Aleem argued that Trump, up to this point, had been partly protected because he was campaigning against President Joe Biden, an 81-year-old candidate whose age and mental ability had been made a focal point of the Trump campaign.
But now, facing 59-year-old Kamala Harris, his mental acuity has become more obvious.
“Questions about Biden’s mental acuity were rightly raised in this election cycle,” he wrote. “Questions about Trump’s mental acuity should be raised, too.”
“The incoherence of the Potterville speech is just one of countless examples.”
He went on, “Biden’s exit from the race not only sharpens public awareness of Trump’s age and communication struggles, it also shields Democrats from accusations of hypocrisy. Now, as Harris energetically lays out how she wants to improve the country, Trump’s bizarre speeches look even more concerning than they did before.
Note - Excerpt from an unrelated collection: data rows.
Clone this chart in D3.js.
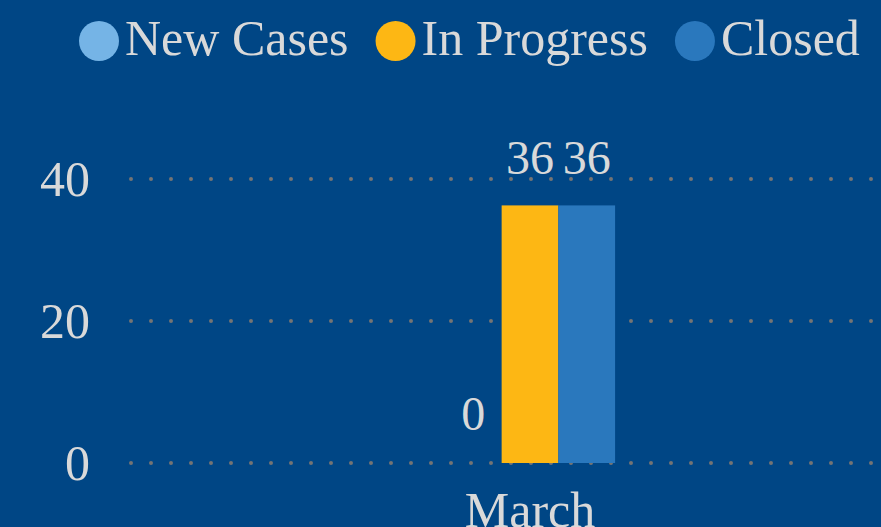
<!DOCTYPE html>
<html>
<head>
<meta charset="UTF-8">
<title>Cases by month</title>
<script src="https://d3js.org/d3.v7.min.js"></script>
<style>
  html, body { margin: 0; padding: 0; background: #004685; overflow: hidden; }
  svg text { font-family: "Liberation Serif", "DejaVu Serif", serif; fill: #d9d9d9; font-variant-numeric: oldstyle-nums; }
</style>
</head>
<body>
<div id="chart"></div>
<script>
// data
var months = ["March"];
var series = ["New Cases", "In Progress", "Closed"];
var newCasesValues = [0];
var inProgressValues = [36];
var closedValues = [36];
var yTicks = [0, 20, 40];
var colors = ["#75b4e6", "#fdb714", "#2a78bd"];

var width = 881, height = 527;
var values = [newCasesValues, inProgressValues, closedValues];

var svg = d3.select("#chart").append("svg")
    .attr("width", width)
    .attr("height", height);

svg.append("rect").attr("width", width).attr("height", height).attr("fill", "#004685");

// scales
var x0 = d3.scaleBand()
    .domain(months)
    .range([131, 929])
    .paddingInner(0.1)
    .paddingOuter(1.66);

var x1 = d3.scaleBand()
    .domain(series)
    .range([0, x0.bandwidth()]);

var y = d3.scaleLinear()
    .domain([0, 40])
    .range([463, 179]);

var color = d3.scaleOrdinal().domain(series).range(colors);

// dotted grid
svg.append("g").selectAll("line")
    .data(yTicks)
    .enter()
    .append("line")
    .attr("x1", 131)
    .attr("x2", width)
    .attr("y1", function(d) { return y(d); })
    .attr("y2", function(d) { return y(d); })
    .attr("stroke", "#747474")
    .attr("stroke-width", 4)
    .attr("stroke-linecap", "round")
    .attr("stroke-dasharray", "0 20");

// y axis labels
var yAxis = d3.axisLeft(y).tickValues(yTicks).tickSize(0).tickPadding(0);
var gy = svg.append("g").attr("transform", "translate(90,0)").call(yAxis);
gy.select(".domain").remove();
gy.selectAll("text")
    .attr("font-size", 50)
    .attr("dy", "0.32em")
    .attr("fill", "#d9d9d9")
    .style("font-family", "Liberation Serif, serif");

// bars
var groups = svg.append("g").selectAll("g")
    .data(months)
    .enter()
    .append("g")
    .attr("transform", function(d) { return "translate(" + x0(d) + ",0)"; });

var cells = groups.selectAll("g")
    .data(function(d, i) {
        return series.map(function(s, j) { return { key: s, value: values[j][i] }; });
    })
    .enter()
    .append("g");

cells.append("rect")
    .attr("x", function(d) { return x1(d.key); })
    .attr("width", x1.bandwidth())
    .attr("y", function(d) { return y(d.value) - 2; })
    .attr("height", function(d) { return d.value ? y(0) - y(d.value) + 2 : 0; })
    .attr("fill", function(d) { return color(d.key); });

cells.append("text")
    .attr("x", function(d) { return x1(d.key) + x1.bandwidth() / 2; })
    .attr("y", function(d) { return y(d.value) - 33; })
    .attr("text-anchor", "middle")
    .attr("font-size", 48)
    .text(function(d) { return d.value; });

// x axis label
var xAxis = d3.axisBottom(x0).tickSize(0).tickPadding(0);
var gx = svg.append("g").attr("transform", "translate(0,463)").call(xAxis);
gx.select(".domain").remove();
gx.selectAll("text")
    .attr("font-size", 50)
    .attr("dy", "0")
    .attr("y", 64)
    .attr("fill", "#d9d9d9")
    .style("font-family", "Liberation Serif, serif");

// legend
var legend = svg.append("g");
var cursor = 79;
series.forEach(function(s) {
    legend.append("circle")
        .attr("cx", cursor + 20)
        .attr("cy", 41)
        .attr("r", 20)
        .attr("fill", color(s));
    var t = legend.append("text")
        .attr("x", cursor + 46)
        .attr("y", 55)
        .attr("font-size", 50)
        .text(s);
    cursor = cursor + 46 + t.node().getComputedTextLength() + 27;
});
</script>
</body>
</html>
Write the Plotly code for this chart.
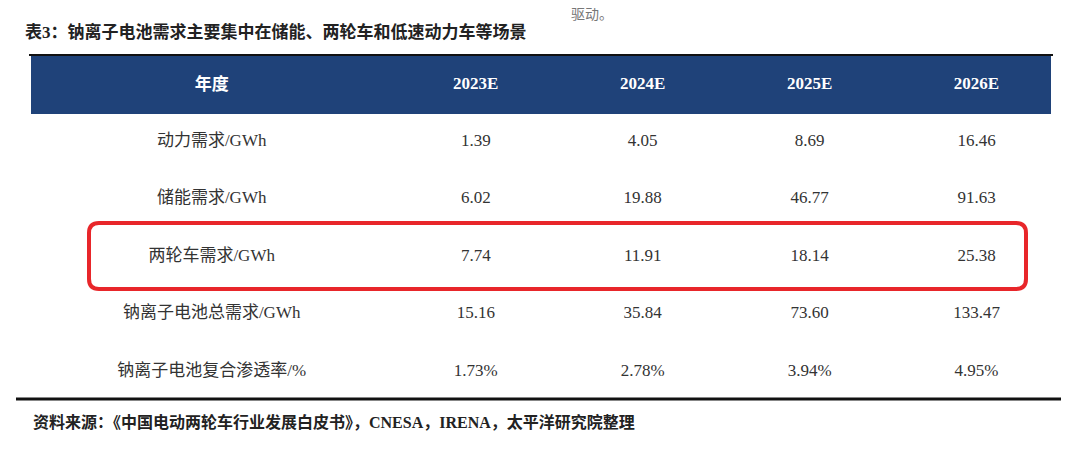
import plotly.graph_objects as go

# page has an 8px body margin, so lay out in a slightly smaller box
OFF = 7
W, H = 1080 - OFF - 1, 451 - OFF - 1

header = ["年度", "2023E", "2024E", "2025E", "2026E"]
row_labels = ["动力需求/GWh", "储能需求/GWh", "两轮车需求/GWh", "钠离子电池总需求/GWh", "钠离子电池复合渗透率/%"]
v2023 = ["1.39", "6.02", "7.74", "15.16", "1.73%"]
v2024 = ["4.05", "19.88", "11.91", "35.84", "2.78%"]
v2025 = ["8.69", "46.77", "18.14", "73.60", "3.94%"]
v2026 = ["16.46", "91.63", "25.38", "133.47", "4.95%"]

NAVY = "#1f4279"
SERIF = "Liberation Serif, Noto Sans CJK SC"
CLEAR = "rgba(0,0,0,0)"


def px_x(v):
    return (v - OFF) / W


def px_y(v):
    return 1 - (v - OFF) / H


fig = go.Figure(go.Table(
    domain=dict(x=[px_x(30), px_x(1059.5)], y=[px_y(413), px_y(65)]),
    columnwidth=[361.5, 167, 167, 167, 167],
    header=dict(
        values=["<b>%s</b>" % h for h in header],
        fill_color=CLEAR, line_color=CLEAR, height=59,
        font=dict(color="white", size=17, family=SERIF),
        align="center",
    ),
    cells=dict(
        values=[row_labels, v2023, v2024, v2025, v2026],
        fill_color=CLEAR, line_color=CLEAR, height=57.5,
        font=dict(color="#333333", size=17, family=SERIF),
        align="center",
    ),
))

# navy header band
fig.add_shape(type="rect", xref="paper", yref="paper", layer="below",
              x0=px_x(30), x1=px_x(1050), y0=px_y(113), y1=px_y(55),
              fillcolor=NAVY, line=dict(width=0))
# top and bottom rules
fig.add_shape(type="line", xref="paper", yref="paper", x0=px_x(28), x1=px_x(1052),
              y0=px_y(54), y1=px_y(54), line=dict(color="#111111", width=2))
fig.add_shape(type="line", xref="paper", yref="paper", x0=px_x(15), x1=px_x(1060),
              y0=px_y(398), y1=px_y(398), line=dict(color="#111111", width=3))

# red highlight around the two-wheeler row
x0, x1, y0, y1, r = 88, 1025, 222, 288, 10
path = (f"M {px_x(x0 + r)} {px_y(y0)} L {px_x(x1 - r)} {px_y(y0)} "
        f"Q {px_x(x1)} {px_y(y0)} {px_x(x1)} {px_y(y0 + r)} L {px_x(x1)} {px_y(y1 - r)} "
        f"Q {px_x(x1)} {px_y(y1)} {px_x(x1 - r)} {px_y(y1)} L {px_x(x0 + r)} {px_y(y1)} "
        f"Q {px_x(x0)} {px_y(y1)} {px_x(x0)} {px_y(y1 - r)} L {px_x(x0)} {px_y(y0 + r)} "
        f"Q {px_x(x0)} {px_y(y0)} {px_x(x0 + r)} {px_y(y0)} Z")
fig.add_shape(type="path", xref="paper", yref="paper", path=path,
              line=dict(color="#e8262a", width=4))

fig.add_annotation(text="<b>表3：钠离子电池需求主要集中在储能、两轮车和低速动力车等场景</b>",
                   x=px_x(22), y=px_y(31), xref="paper", yref="paper",
                   xanchor="left", yanchor="middle", showarrow=False,
                   font=dict(size=17, color="#222222", family=SERIF))
fig.add_annotation(text="驱动。", x=px_x(568), y=px_y(14), xref="paper", yref="paper",
                   xanchor="left", yanchor="middle", showarrow=False,
                   font=dict(size=14, color="#777777", family=SERIF))
fig.add_annotation(text="<b>资料来源：《中国电动两轮车行业发展白皮书》，CNESA，IRENA，太平洋研究院整理</b>",
                   x=px_x(30), y=px_y(421), xref="paper", yref="paper",
                   xanchor="left", yanchor="middle", showarrow=False,
                   font=dict(size=16, color="#222222", family=SERIF))

fig.update_layout(width=W, height=H, margin=dict(l=0, r=0, t=0, b=0),
                  paper_bgcolor="white", plot_bgcolor="white")

fig.write_html("out.html")
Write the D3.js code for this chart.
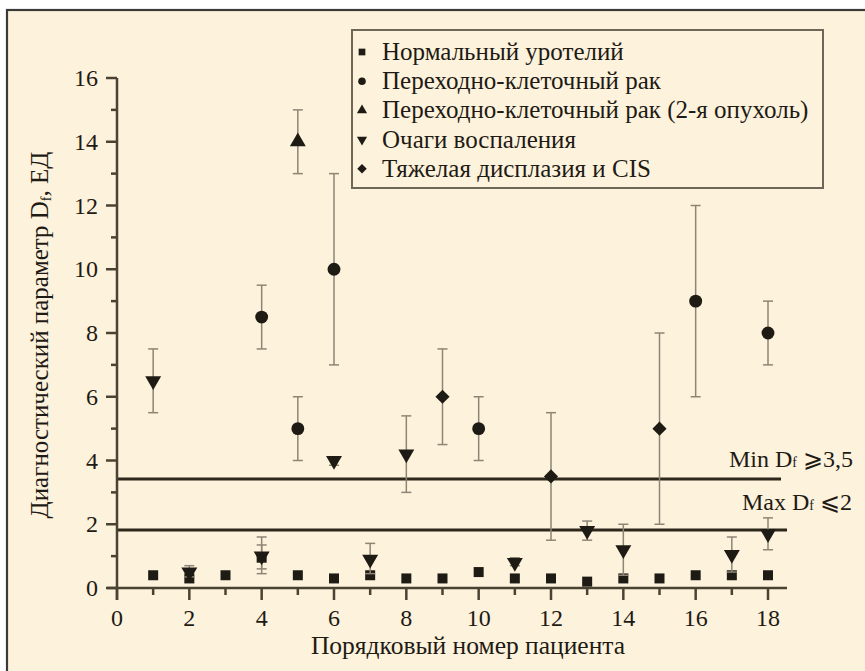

“After all, during his first term, Trump’s imprecise, impulsive way of communicating made him exceptionally dangerous when speaking about sensitive diplomatic and national security issues, such as in his policies toward North Korea. Those risks will only be greater if he becomes president again.
“And it’s genuinely chilling to imagine a less capable, less focused Trump handling another major public health crisis such as Covid. Trump's seeming decline isn't his worst quality — but it likely would make many of his vices worse.”